I really believe, Fredricka, that Harold's comment that he would not suggest that any president would not act on specific information is admirable, but the problem is many partisan Democrats are actually implying that the president knew about these attacks beforehand and did nothing. I think that is outrageous and unacceptable, and it puts them, candidly, very close to the lunatic fringe of American politics.
WHITFIELD: And isn't the problem too now that we're talking about a post 9/11 culture versus the pre-9/11 culture? And the information is handled and considered very differently now than it was pre-9/11 days?
PENCE: Absolutely. Absolutely.
FORD: But the problem is, we don't know that. We don't know if there's a better way. And I respect Mike Pence, I hope he doesn't mean to suggest I'm a lunatic for raising some of these issues, but... PENCE: No, not you, Harold, but some of your friends on both sides of the Congress are implying the president had knowledge.
FORD: Well, he had some knowledge. In terms of the specificity of it, congressman, we don't know. One thing is clear is that there have been many presidents who've received intelligence data suggesting that an attack on our nation could occur.
The question I would have is since September 11 -- and perhaps my colleague has information or is privy to this -- what steps have been taken to better coordinate the network in our intelligence bureaucracy to ensure that when a Phoenix or a Minneapolis or a Memphis or an Indianapolis FBI office comes across information that could be useful or helpful in foiling an attack that that information is then able to make it up the chain of command.
(CROSSTALK)
WHITFIELD: We're running out of time, congressman, we're running out of time. But let me interject with this. Congressman Pence, if you could please respond to the dangers or how helpful it might be to have congressional hearings, whether it would be behind closed doors, or whether it would be open to public hearings to further investigate how the White House should be better handling such warnings or threats?

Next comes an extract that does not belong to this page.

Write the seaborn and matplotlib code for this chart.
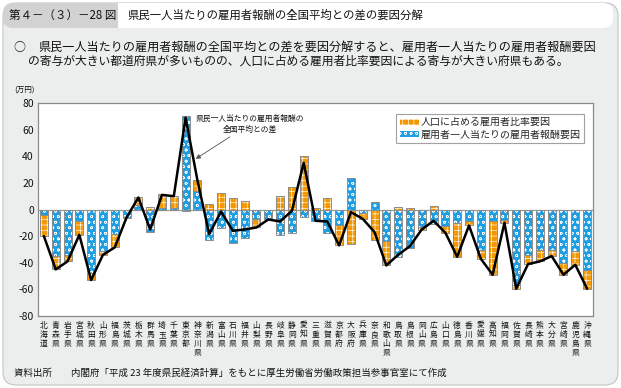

PENCE: Fredricka, it's absolutely important. It's a point on which Harold and I completely agree. Democratic Senator Bob Graham, Republican Congressman Porter Goss are right now and have been for months engaged in Intelligence Committee inquiries into the institutional failures here. But once again, I must tell you -- to see Senator Hillary Rodham Clinton go to the floor with a scandal newspaper from there in New York, Harold, that reads the headline, "Bush Knew" -- to me is just utterly outrageous. It is scare mongering of the worst kind, and we ought to reject it.
WHITFIELD: Will we see private committee meetings or are we going to see some public hearings on this matter?
FORD: I think they should be open. I think the public and the Congress has a right to be aware of what our entire intelligence community may know. Obviously, there are certain things that may be confidential, and I would trust the intelligence community to make decisions about that. But what I'm not seeing still, Ms. Whitfield, is a new way in which information can move up the chain of command. I think that's what many of us in Congress are most interested in in ensuring that a response that this White House comes up with to make sure that we have information processed, that is perhaps more important than anything at this moment.
WHITFIELD: All right, real quick.
PENCE: Fredricka, the most important thing is we have hearings but they don't compromise our national security.
WHITFIELD: All right. Thanks very much, Congressmen Mike Pence and Harold Ford, thanks very much for joining us this afternoon.